Plotting code records:
* * * * *
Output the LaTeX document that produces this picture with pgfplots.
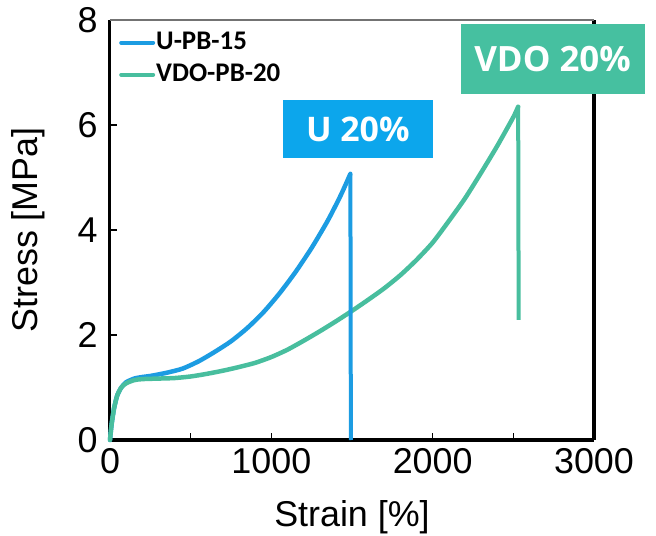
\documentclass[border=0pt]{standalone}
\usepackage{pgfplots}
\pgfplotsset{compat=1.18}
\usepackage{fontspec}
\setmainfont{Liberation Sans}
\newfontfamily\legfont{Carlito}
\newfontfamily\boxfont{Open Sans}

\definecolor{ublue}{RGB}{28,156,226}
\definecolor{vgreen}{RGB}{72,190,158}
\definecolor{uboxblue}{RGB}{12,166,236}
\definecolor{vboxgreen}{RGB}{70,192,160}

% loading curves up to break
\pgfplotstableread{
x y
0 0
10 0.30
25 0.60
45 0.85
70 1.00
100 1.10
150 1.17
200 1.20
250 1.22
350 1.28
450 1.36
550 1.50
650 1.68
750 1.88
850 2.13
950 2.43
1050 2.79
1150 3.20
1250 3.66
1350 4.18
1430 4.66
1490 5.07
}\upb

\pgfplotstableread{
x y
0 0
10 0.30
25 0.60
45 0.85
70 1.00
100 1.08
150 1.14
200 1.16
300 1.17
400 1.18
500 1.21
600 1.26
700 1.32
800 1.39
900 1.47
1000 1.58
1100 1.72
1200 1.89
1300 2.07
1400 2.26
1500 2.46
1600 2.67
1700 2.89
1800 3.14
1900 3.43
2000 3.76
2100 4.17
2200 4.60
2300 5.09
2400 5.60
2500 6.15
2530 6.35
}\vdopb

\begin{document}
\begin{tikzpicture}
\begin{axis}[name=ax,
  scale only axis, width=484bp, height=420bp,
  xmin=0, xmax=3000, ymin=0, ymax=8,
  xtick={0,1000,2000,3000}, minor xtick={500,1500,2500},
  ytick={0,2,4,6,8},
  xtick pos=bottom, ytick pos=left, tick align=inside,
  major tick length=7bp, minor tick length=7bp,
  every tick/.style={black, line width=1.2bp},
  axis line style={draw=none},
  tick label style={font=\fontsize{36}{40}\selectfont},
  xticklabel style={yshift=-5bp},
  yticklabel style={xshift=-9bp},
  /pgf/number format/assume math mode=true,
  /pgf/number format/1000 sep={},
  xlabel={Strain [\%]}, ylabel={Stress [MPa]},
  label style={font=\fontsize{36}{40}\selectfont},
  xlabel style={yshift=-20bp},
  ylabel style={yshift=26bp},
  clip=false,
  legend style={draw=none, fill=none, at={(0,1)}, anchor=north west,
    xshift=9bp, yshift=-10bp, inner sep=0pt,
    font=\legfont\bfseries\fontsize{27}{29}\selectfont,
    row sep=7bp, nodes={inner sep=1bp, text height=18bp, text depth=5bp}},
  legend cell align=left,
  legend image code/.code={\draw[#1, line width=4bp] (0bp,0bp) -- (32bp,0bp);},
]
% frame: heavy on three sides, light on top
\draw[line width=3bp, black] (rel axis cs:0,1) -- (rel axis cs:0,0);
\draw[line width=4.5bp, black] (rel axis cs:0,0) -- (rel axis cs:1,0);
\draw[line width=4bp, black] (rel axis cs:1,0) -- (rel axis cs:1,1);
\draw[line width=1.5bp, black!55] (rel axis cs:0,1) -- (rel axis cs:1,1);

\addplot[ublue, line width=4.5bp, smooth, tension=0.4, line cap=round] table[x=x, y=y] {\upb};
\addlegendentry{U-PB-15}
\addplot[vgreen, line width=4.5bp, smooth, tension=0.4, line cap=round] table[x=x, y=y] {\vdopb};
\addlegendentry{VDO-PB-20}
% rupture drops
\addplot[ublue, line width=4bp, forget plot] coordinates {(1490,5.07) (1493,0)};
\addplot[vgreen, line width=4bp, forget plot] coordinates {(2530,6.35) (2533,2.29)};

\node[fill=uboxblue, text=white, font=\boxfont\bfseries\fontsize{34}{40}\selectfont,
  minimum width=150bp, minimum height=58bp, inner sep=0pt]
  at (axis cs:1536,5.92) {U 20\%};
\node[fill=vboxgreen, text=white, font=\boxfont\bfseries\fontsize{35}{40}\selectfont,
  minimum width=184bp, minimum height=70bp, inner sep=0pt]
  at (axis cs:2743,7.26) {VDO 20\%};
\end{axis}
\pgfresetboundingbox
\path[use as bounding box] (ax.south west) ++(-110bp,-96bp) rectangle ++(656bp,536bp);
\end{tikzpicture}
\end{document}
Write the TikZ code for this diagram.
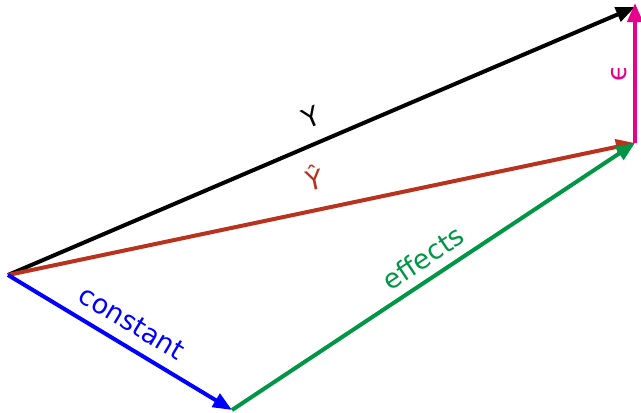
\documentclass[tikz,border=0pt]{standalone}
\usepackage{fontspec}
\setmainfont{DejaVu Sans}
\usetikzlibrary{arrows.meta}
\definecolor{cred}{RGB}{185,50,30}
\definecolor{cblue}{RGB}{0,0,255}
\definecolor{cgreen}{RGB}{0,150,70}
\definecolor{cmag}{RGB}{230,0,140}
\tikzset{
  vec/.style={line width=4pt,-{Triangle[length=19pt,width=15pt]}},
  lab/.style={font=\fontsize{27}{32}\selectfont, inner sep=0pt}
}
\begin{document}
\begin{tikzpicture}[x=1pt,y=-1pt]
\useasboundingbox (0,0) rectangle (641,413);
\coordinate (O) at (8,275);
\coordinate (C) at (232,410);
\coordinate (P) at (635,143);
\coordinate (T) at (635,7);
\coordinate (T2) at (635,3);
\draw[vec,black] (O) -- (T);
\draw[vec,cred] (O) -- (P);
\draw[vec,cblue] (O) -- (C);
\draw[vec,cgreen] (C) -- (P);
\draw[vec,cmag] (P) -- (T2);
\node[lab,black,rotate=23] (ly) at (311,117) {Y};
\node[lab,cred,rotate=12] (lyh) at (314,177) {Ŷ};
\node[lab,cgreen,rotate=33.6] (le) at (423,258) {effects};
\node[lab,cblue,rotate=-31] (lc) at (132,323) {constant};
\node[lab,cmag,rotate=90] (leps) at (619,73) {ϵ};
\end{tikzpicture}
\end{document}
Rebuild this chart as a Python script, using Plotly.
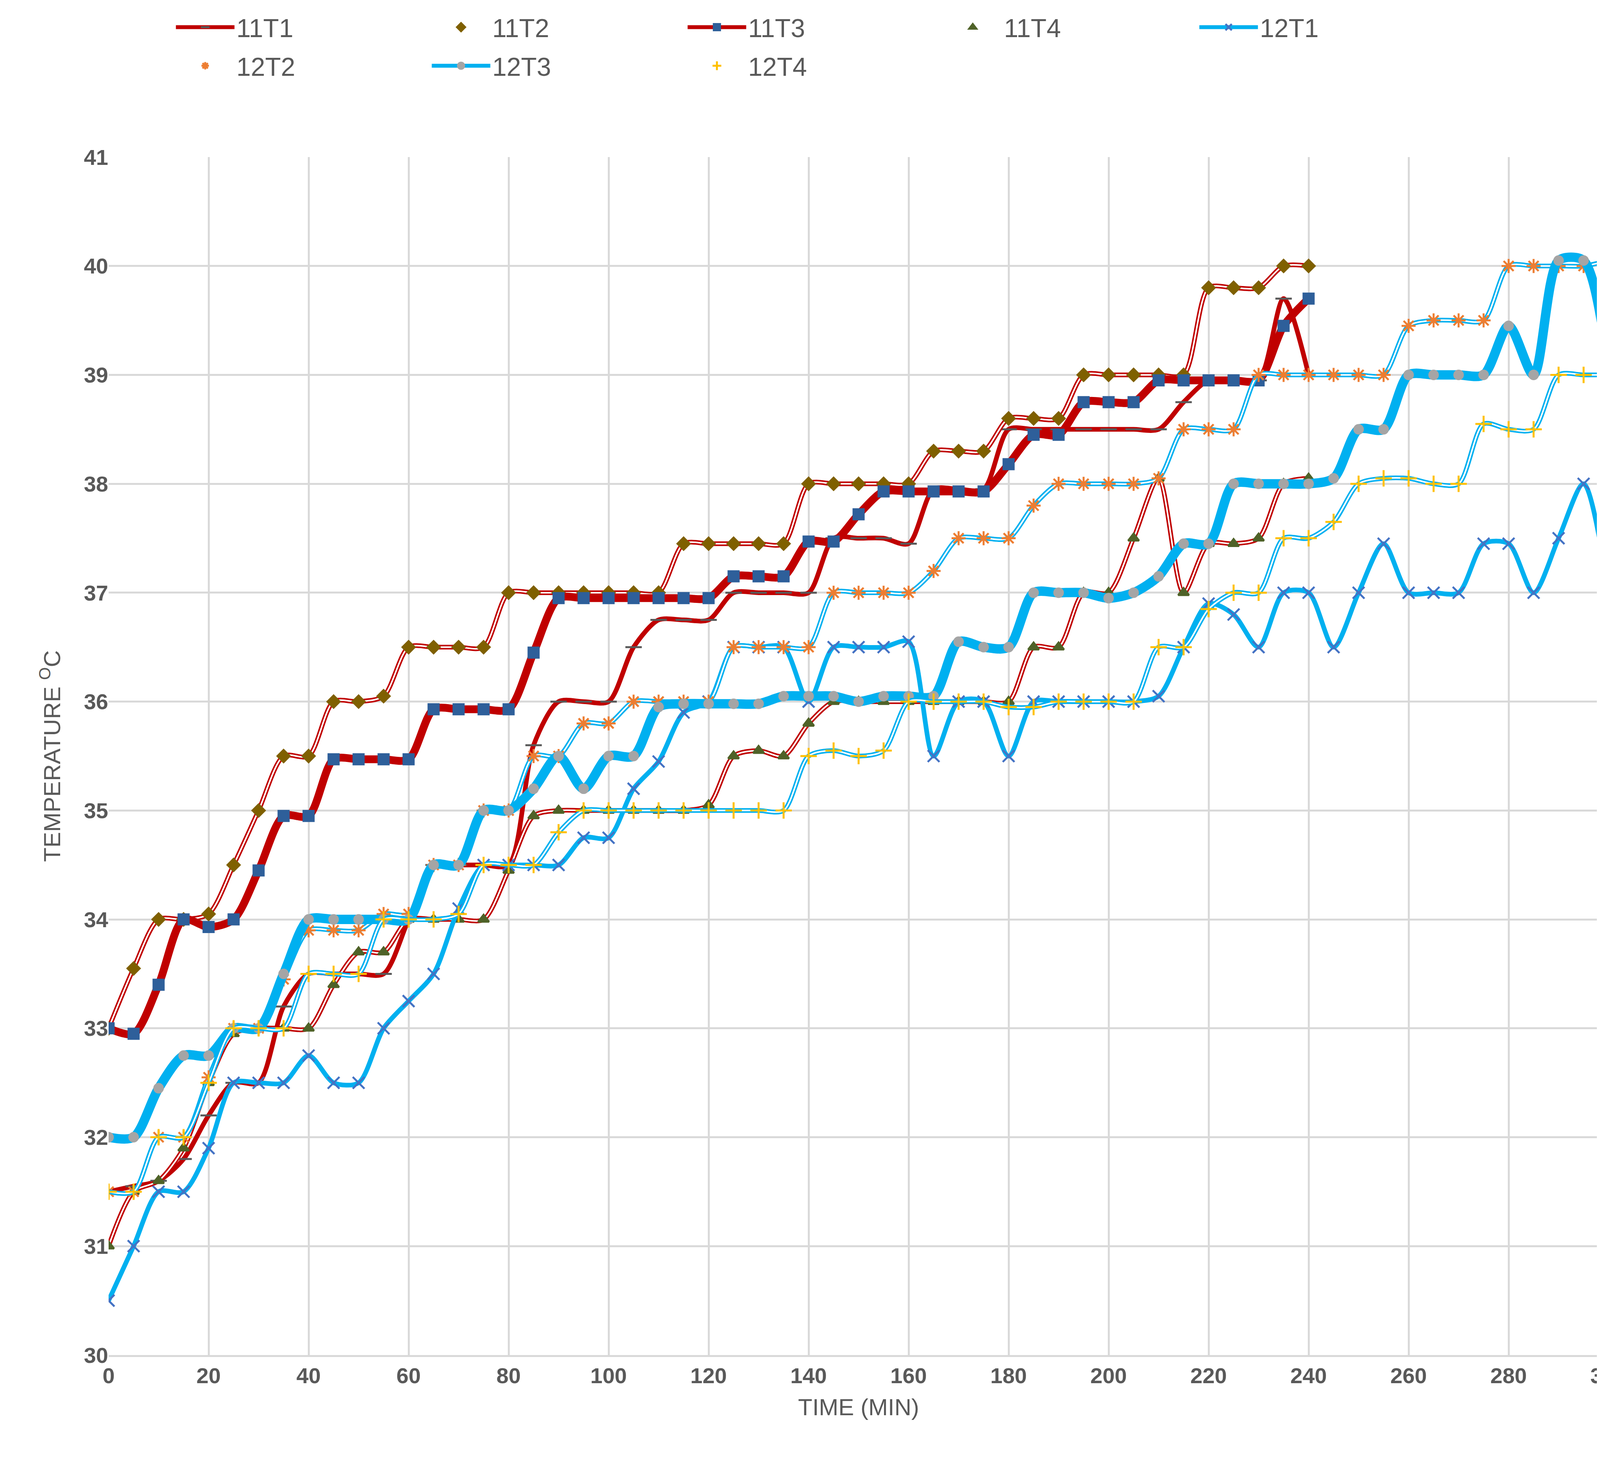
* * * * *
-- WHAT IS NEEDED --
Print out the lines exactly, skipping any picture.

-- TASK OUTPUT --
Output the LaTeX document that produces this picture with pgfplots.
\documentclass[border=0pt]{standalone}
\usepackage{pgfplots}
\pgfplotsset{compat=1.18}
\usepackage{fontspec}
\setmainfont{Liberation Sans}
\newfontfamily\legfont{Carlito}
\newfontfamily\boxfont{Open Sans}

\definecolor{ublue}{RGB}{28,156,226}
\definecolor{vgreen}{RGB}{72,190,158}
\definecolor{uboxblue}{RGB}{12,166,236}
\definecolor{vboxgreen}{RGB}{70,192,160}

% loading curves up to break
\pgfplotstableread{
x y
0 0
10 0.30
25 0.60
45 0.85
70 1.00
100 1.10
150 1.17
200 1.20
250 1.22
350 1.28
450 1.36
550 1.50
650 1.68
750 1.88
850 2.13
950 2.43
1050 2.79
1150 3.20
1250 3.66
1350 4.18
1430 4.66
1490 5.07
}\upb

\pgfplotstableread{
x y
0 0
10 0.30
25 0.60
45 0.85
70 1.00
100 1.08
150 1.14
200 1.16
300 1.17
400 1.18
500 1.21
600 1.26
700 1.32
800 1.39
900 1.47
1000 1.58
1100 1.72
1200 1.89
1300 2.07
1400 2.26
1500 2.46
1600 2.67
1700 2.89
1800 3.14
1900 3.43
2000 3.76
2100 4.17
2200 4.60
2300 5.09
2400 5.60
2500 6.15
2530 6.35
}\vdopb

\begin{document}
\begin{tikzpicture}
\begin{axis}[name=ax,
  scale only axis, width=484bp, height=420bp,
  xmin=0, xmax=3000, ymin=0, ymax=8,
  xtick={0,1000,2000,3000}, minor xtick={500,1500,2500},
  ytick={0,2,4,6,8},
  xtick pos=bottom, ytick pos=left, tick align=inside,
  major tick length=7bp, minor tick length=7bp,
  every tick/.style={black, line width=1.2bp},
  axis line style={draw=none},
  tick label style={font=\fontsize{36}{40}\selectfont},
  xticklabel style={yshift=-5bp},
  yticklabel style={xshift=-9bp},
  /pgf/number format/assume math mode=true,
  /pgf/number format/1000 sep={},
  xlabel={Strain [\%]}, ylabel={Stress [MPa]},
  label style={font=\fontsize{36}{40}\selectfont},
  xlabel style={yshift=-20bp},
  ylabel style={yshift=26bp},
  clip=false,
  legend style={draw=none, fill=none, at={(0,1)}, anchor=north west,
    xshift=9bp, yshift=-10bp, inner sep=0pt,
    font=\legfont\bfseries\fontsize{27}{29}\selectfont,
    row sep=7bp, nodes={inner sep=1bp, text height=18bp, text depth=5bp}},
  legend cell align=left,
  legend image code/.code={\draw[#1, line width=4bp] (0bp,0bp) -- (32bp,0bp);},
]
% frame: heavy on three sides, light on top
\draw[line width=3bp, black] (rel axis cs:0,1) -- (rel axis cs:0,0);
\draw[line width=4.5bp, black] (rel axis cs:0,0) -- (rel axis cs:1,0);
\draw[line width=4bp, black] (rel axis cs:1,0) -- (rel axis cs:1,1);
\draw[line width=1.5bp, black!55] (rel axis cs:0,1) -- (rel axis cs:1,1);

\addplot[ublue, line width=4.5bp, smooth, tension=0.4, line cap=round] table[x=x, y=y] {\upb};
\addlegendentry{U-PB-15}
\addplot[vgreen, line width=4.5bp, smooth, tension=0.4, line cap=round] table[x=x, y=y] {\vdopb};
\addlegendentry{VDO-PB-20}
% rupture drops
\addplot[ublue, line width=4bp, forget plot] coordinates {(1490,5.07) (1493,0)};
\addplot[vgreen, line width=4bp, forget plot] coordinates {(2530,6.35) (2533,2.29)};

\node[fill=uboxblue, text=white, font=\boxfont\bfseries\fontsize{34}{40}\selectfont,
  minimum width=150bp, minimum height=58bp, inner sep=0pt]
  at (axis cs:1536,5.92) {U 20\%};
\node[fill=vboxgreen, text=white, font=\boxfont\bfseries\fontsize{35}{40}\selectfont,
  minimum width=184bp, minimum height=70bp, inner sep=0pt]
  at (axis cs:2743,7.26) {VDO 20\%};
\end{axis}
\pgfresetboundingbox
\path[use as bounding box] (ax.south west) ++(-110bp,-96bp) rectangle ++(656bp,536bp);
\end{tikzpicture}
\end{document}
Write the TikZ code for this diagram.
\documentclass[tikz,border=0pt]{standalone}
\usepackage{fontspec}
\setmainfont{DejaVu Sans}
\usetikzlibrary{arrows.meta}
\definecolor{cred}{RGB}{185,50,30}
\definecolor{cblue}{RGB}{0,0,255}
\definecolor{cgreen}{RGB}{0,150,70}
\definecolor{cmag}{RGB}{230,0,140}
\tikzset{
  vec/.style={line width=4pt,-{Triangle[length=19pt,width=15pt]}},
  lab/.style={font=\fontsize{27}{32}\selectfont, inner sep=0pt}
}
\begin{document}
\begin{tikzpicture}[x=1pt,y=-1pt]
\useasboundingbox (0,0) rectangle (641,413);
\coordinate (O) at (8,275);
\coordinate (C) at (232,410);
\coordinate (P) at (635,143);
\coordinate (T) at (635,7);
\coordinate (T2) at (635,3);
\draw[vec,black] (O) -- (T);
\draw[vec,cred] (O) -- (P);
\draw[vec,cblue] (O) -- (C);
\draw[vec,cgreen] (C) -- (P);
\draw[vec,cmag] (P) -- (T2);
\node[lab,black,rotate=23] (ly) at (311,117) {Y};
\node[lab,cred,rotate=12] (lyh) at (314,177) {Ŷ};
\node[lab,cgreen,rotate=33.6] (le) at (423,258) {effects};
\node[lab,cblue,rotate=-31] (lc) at (132,323) {constant};
\node[lab,cmag,rotate=90] (leps) at (619,73) {ϵ};
\end{tikzpicture}
\end{document}
Rebuild this chart as a Python script, using Plotly.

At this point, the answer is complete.